Kavanaugh must recuse from all Trump cases, legal scholars say
President Trump has so badly poisoned the confirmation process for his Supreme Court nominee that the entire proceedings must be shelved, superstar Harvard University law professor Laurence H. Tribe said Tuesday, tossing a new objection onto the pile.
Mr. Tribe joined former Judge Timothy K. Lewis and Obama White House ethics adviser Norman L. Eisen in arguing Judge Brett Kavanaugh needs to recuse himself from “the full swath of cases” dealing with Mr. Trump and his legal entanglements.
And the three said until that happens, the confirmation hearings, which began Tuesday and are to stretch all week, must be halted.
“In this extraordinary set of circumstances, it is imperative that the senate take the time to address the myriad of questions swirling around Judge Kavanaugh’s recusal. Nothing less is required by the exercise of its constitutional advice and consent oversight of presidential nominations,” the three wrote in a new paper for the Brookings Institution.
The authors acknowledged that the Constitution does not impose any recusal obligations on justices, who are left to make their own decisions about cases where they have conflicts of interest.
But they said they see the law trending in that direction.
Judge Kavanaugh, who currently serves on the U.S. Circuit Court of Appeals for the District of Columbia, has not announced a recusal policy he would follow if he is elevated to the Supreme Court. There is no obligation to do so, though some future justices have laid out principles during their confirmation hearings.
Democrats said they will press the judge on that during his hearing.

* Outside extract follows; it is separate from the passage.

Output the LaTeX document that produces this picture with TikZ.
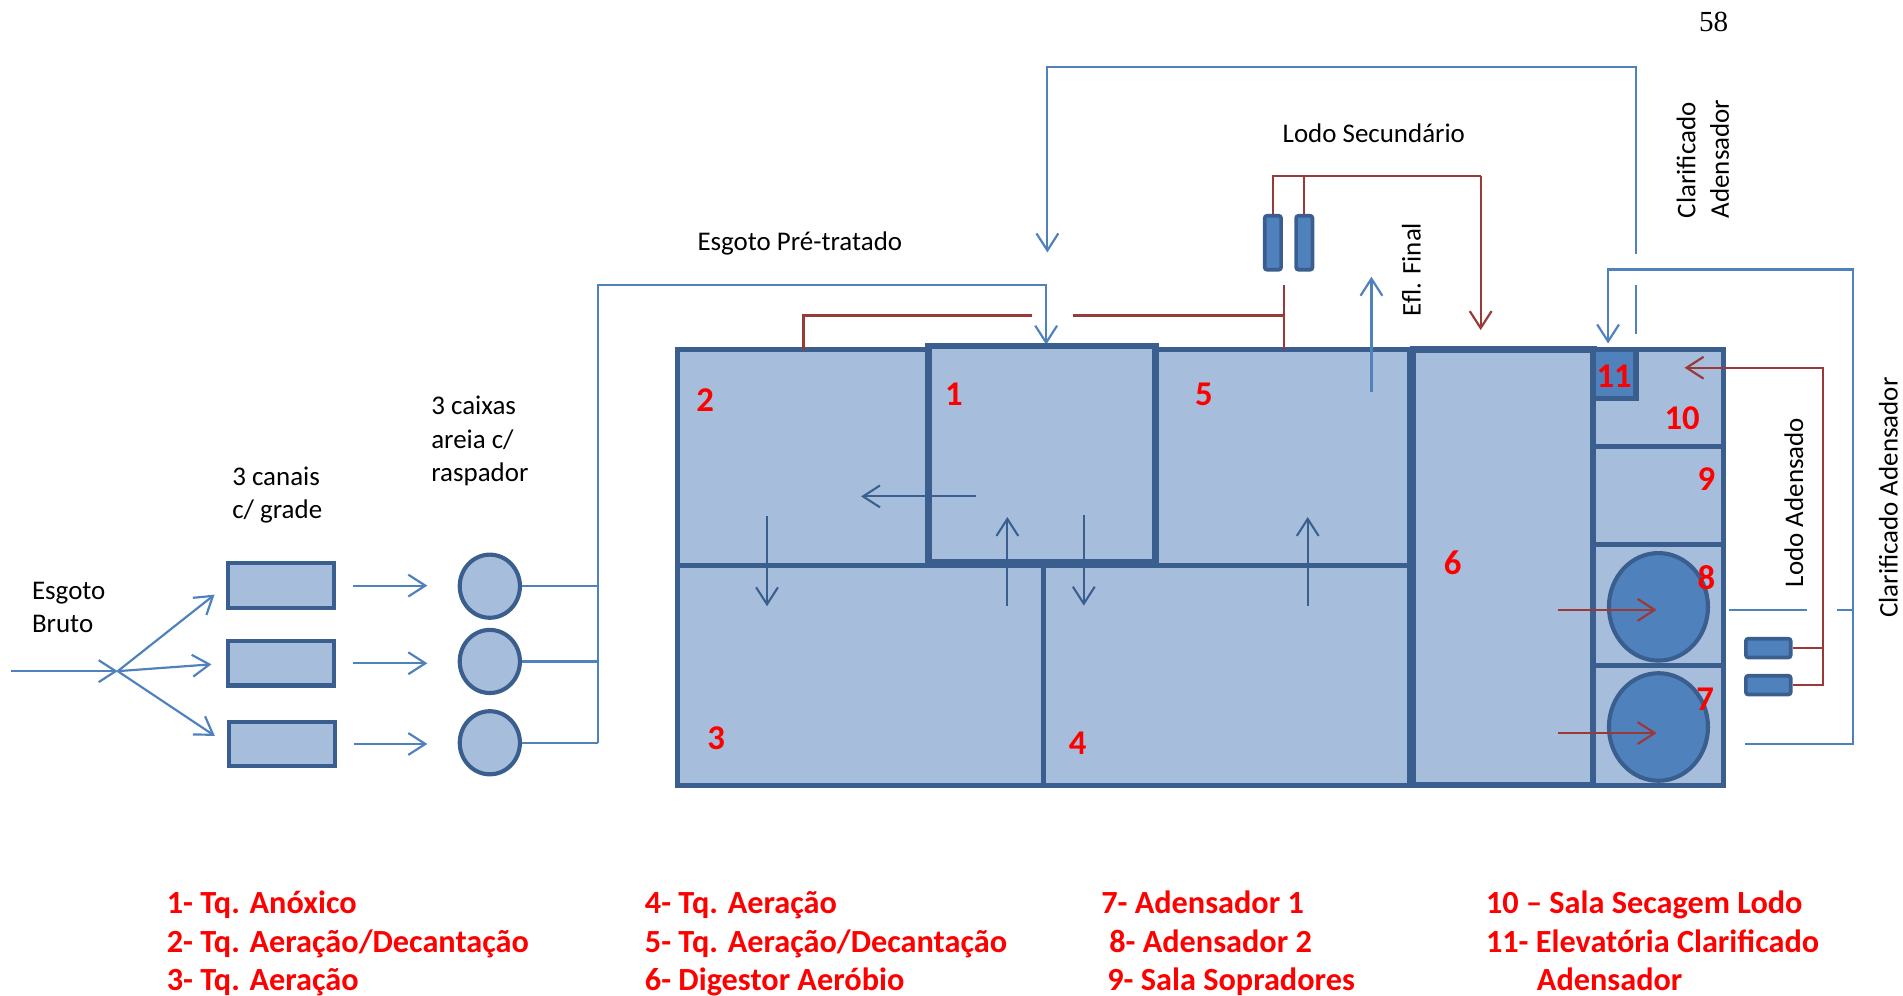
\documentclass[tikz,border=0pt]{standalone}
\usepackage{fontspec}
\setmainfont{Carlito}
\newfontfamily\pagefont{Liberation Serif}
\usetikzlibrary{arrows.meta,shapes.geometric}
\definecolor{tankfill}{HTML}{A6BDDB}
\definecolor{tankline}{HTML}{3A5F8E}
\definecolor{midblue}{HTML}{4F81BD}
\definecolor{pipe}{HTML}{4F81BD}
\definecolor{sludge}{HTML}{993A38}
\definecolor{lab}{HTML}{FF0000}
\begin{document}
\begin{tikzpicture}[x=0.5pt,y=-0.5pt,
  tank/.style={fill=tankfill,draw=tankline,line width=2.1pt},
  bluepipe/.style={draw=pipe,line width=0.9pt},
  redpipe/.style={draw=sludge,line width=0.9pt},
  inarrow/.style={draw=tankline,line width=0.85pt},
  barb/.style={-{Straight Barb[length=7pt,width=9pt]}},
  num/.style={text=lab,font=\fontsize{14.3}{16}\selectfont\bfseries,inner sep=0pt},
  lbl/.style={font=\fontsize{11.1}{13.8}\selectfont,inner sep=0pt,align=left},
  leg/.style={text=lab,font=\fontsize{13.3}{16}\selectfont\bfseries,inner sep=0pt,anchor=base west},
  screen/.style={rectangle,fill=tankfill,draw=tankline,line width=1.7pt,minimum width=43.8pt,minimum height=18.3pt,inner sep=0pt},
  grit/.style={ellipse,fill=tankfill,draw=tankline,line width=1.7pt,minimum width=24.8pt,minimum height=26pt,inner sep=0pt},
  thickener/.style={ellipse,fill=midblue,draw=tankline,line width=1.7pt,minimum width=40.8pt,minimum height=44.3pt,inner sep=0pt},
  pump/.style={rectangle,rounded corners=1pt,fill=midblue,draw=tankline,line width=1.5pt,inner sep=0pt}
]
\useasboundingbox (0,0) rectangle (1568,820);

% ---------- preliminary treatment ----------
\node[lbl,anchor=north west] (tbruto) at (26,479) {Esgoto\\Bruto};
\node[lbl,anchor=north west] (tcanais) at (191,384) {3 canais\\c/ grade};
\node[lbl,anchor=north west] (tcaixas) at (355,326) {3 caixas\\areia c/\\raspador};

\node[screen] (s1) at (231.7,482.5) {};
\node[screen] (s2) at (231.7,546.5) {};
\node[screen] (s3) at (232.5,613) {};
\node[grit] (g1) at (403.6,483) {};
\node[grit] (g2) at (403.6,545) {};
\node[grit] (g3) at (403.6,612) {};

\coordinate (src) at (9,553);
\coordinate (jn) at (97,553);
\draw[bluepipe,barb] (src) -- (jn);
\draw[bluepipe,barb,shorten >=6pt] (jn) -- (s1.west);
\draw[bluepipe,barb,shorten >=6pt] (jn) -- (s2.west);
\draw[bluepipe,barb,shorten >=6pt] (jn) -- (s3.west);
\draw[bluepipe,barb,shorten <=7pt,shorten >=12.5pt] (s1.east) -- (s1.east -| g1.west);
\draw[bluepipe,barb,shorten <=7pt,shorten >=12.5pt] (s2.east) -- (s2.east -| g2.west);
\draw[bluepipe,barb,shorten <=7pt,shorten >=12.5pt] (s3.east) -- (s3.east -| g3.west);

\coordinate (cTop) at (493,235);
\coordinate (cBot) at (493,612);
\coordinate (t1in) at (862,284);
\draw[bluepipe] (g1.east) -- (g1.east -| cTop);
\draw[bluepipe] (g2.east) -- (g2.east -| cTop);
\draw[bluepipe] (g3.east) -- (g3.east -| cTop);
\draw[bluepipe,barb] (cBot) -- (cTop) -| (t1in);
\node[lbl] (tpre) at (659,201) {Esgoto Pré-tratado};

% ---------- tanks ----------
\draw[tank] (558,288) rectangle (765,466);
\draw[tank] (558,466) rectangle (860,647);
\draw[tank] (860,466) rectangle (1161,647);
\draw[tank] (952,288) rectangle (1161,466);
\draw[tank,line width=2.6pt] (765,285) rectangle (952,463);
\draw[tank,line width=2.6pt] (1164,288) rectangle (1313,647);
\draw[tank] (1313,288) rectangle (1420,368);
\draw[tank] (1313,368) rectangle (1420,449);
\draw[tank] (1313,449) rectangle (1420,548);
\draw[tank] (1313,548) rectangle (1420,647);
\draw[tank,fill=midblue] (1313,288) rectangle (1348,328);
\node[thickener] (k8) at (1366.5,500) {};
\node[thickener] (k7) at (1366.5,599) {};

% internal flow arrows
\draw[inarrow,barb] (804,409) -- (709.5,409);
\draw[inarrow,barb] (632,425.5) -- (632,499.5);
\draw[inarrow,barb] (830,499) -- (830,426);
\draw[inarrow,barb] (893,424) -- (893,499);
\draw[inarrow,barb] (1077.5,499) -- (1077.5,426);

% tank numbers
\node[num] (n2) at (581,330) {2};
\node[num] (n1) at (786,325) {1};
\node[num] (n5) at (992,325) {5};
\node[num] (n3) at (590,608) {3};
\node[num] (n4) at (888,612) {4};
\node[num] (n6) at (1197,464) {6};
\node[num] (n11) at (1330,310) {11};
\node[num] (n10) at (1386,345) {10};
\node[num] (n9) at (1406,395) {9};
\node[num] (n8) at (1406,476) {8};
\node[num] (n7) at (1405,576) {7};

% ---------- secondary sludge (red) ----------
\node[pump,minimum width=6.75pt,minimum height=22.25pt] (p1) at (1048.8,200) {};
\node[pump,minimum width=6.75pt,minimum height=22.25pt] (p2) at (1074.7,200) {};
\coordinate (r2) at (662,288);
\coordinate (r5) at (1058,288);
\draw[redpipe] (r2) -- (662,260) -- (850,260);
\draw[redpipe] (884,260) -- (1058,260);
\draw[redpipe] (r5) -- (1058,235);
\coordinate (r6) at (1220,272);
\draw[redpipe] (p1.north) -- (1048.8,145) -- (1220,145);
\draw[redpipe] (p2.north) -- (1074.7,145);
\draw[redpipe,barb] (1220,145) -- (r6);
\node[lbl] (tlodosec) at (1132,110) {Lodo Secundário};

% digester to thickeners
\draw[redpipe,barb] (1284,502.5) -- (1365,502.5);
\draw[redpipe,barb] (1284,604) -- (1365,604);

% thickened sludge
\node[pump,minimum width=18.5pt,minimum height=7.75pt] (p3) at (1457,534) {};
\node[pump,minimum width=18.5pt,minimum height=7.75pt] (p4) at (1457,564.5) {};
\coordinate (r10) at (1388,303);
\draw[redpipe] (p3.east) -- (1502,534);
\draw[redpipe,barb] (p4.east) -- (1502,564.5) -- (1502,303) -- (r10);
\node[lbl,rotate=90] (tlodoad) at (1478,414) {Lodo Adensado};

% ---------- effluent and clarified returns (blue) ----------
\coordinate (eflA) at (1130,323);
\coordinate (eflB) at (1130,228);
\draw[bluepipe,barb] (eflA) -- (eflB);
\node[lbl,rotate=90] (tefl) at (1163,222) {Efl. Final};

\coordinate (e11) at (1348,275);
\coordinate (t1ret) at (863,208);
\draw[bluepipe] (e11) -- (1348,235);
\draw[bluepipe,barb] (1348,209) -- (1348,55) -| (t1ret);
\node[lbl,rotate=90,align=left] (tclar1) at (1403,131) {Clarificado\\Adensador};

\coordinate (o8) at (1425,502.5);
\coordinate (o7) at (1438,613);
\coordinate (in11) at (1325,283);
\draw[bluepipe] (o8) -- (1489,502.5);
\draw[bluepipe] (1514,502.5) -- (1527,502.5);
\draw[bluepipe,barb] (o7) -- (1527,613) -- (1527,222) -| (in11);
\node[lbl,rotate=90] (tclar2) at (1556,410) {Clarificado Adensador};

\node[font=\pagefont\fontsize{12}{14}\selectfont,inner sep=0pt] (page) at (1412,18) {58};

% ---------- legend ----------
\node[leg] (l1) at (137,753) {1- Tq. Anóxico};
\node[leg] (l2) at (137,784.5) {2- Tq. Aeração/Decantação};
\node[leg] (l3) at (137,816.5) {3- Tq. Aeração};
\node[leg] (l4) at (531,753) {4- Tq. Aeração};
\node[leg] (l5) at (531,784.5) {5- Tq. Aeração/Decantação};
\node[leg] (l6) at (531,816.5) {6- Digestor Aeróbio};
\node[leg] (l7) at (907,753) {7- Adensador 1};
\node[leg] (l8) at (913.6,784.5) {8- Adensador 2};
\node[leg] (l9) at (912,816.5) {9- Sala Sopradores};
\node[leg] (l10) at (1224,753) {10 – Sala Secagem Lodo};
\node[leg] (l11) at (1224,784.5) {11- Elevatória Clarificado};
\node[leg] (l12) at (1266,816.5) {Adensador};
\end{tikzpicture}
\end{document}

Mr. Tribe and his fellow lawyers, in the Brookings paper, ticked off a list of legal cases involving Mr. Trump that they said could end up before the Supreme Court, including the ongoing special counsel’s investigation into Russian meddling in the 2016 election, the president’s ongoing personal business affairs and a lawsuit accusing him as a candidate of inciting violence at a campaign rally.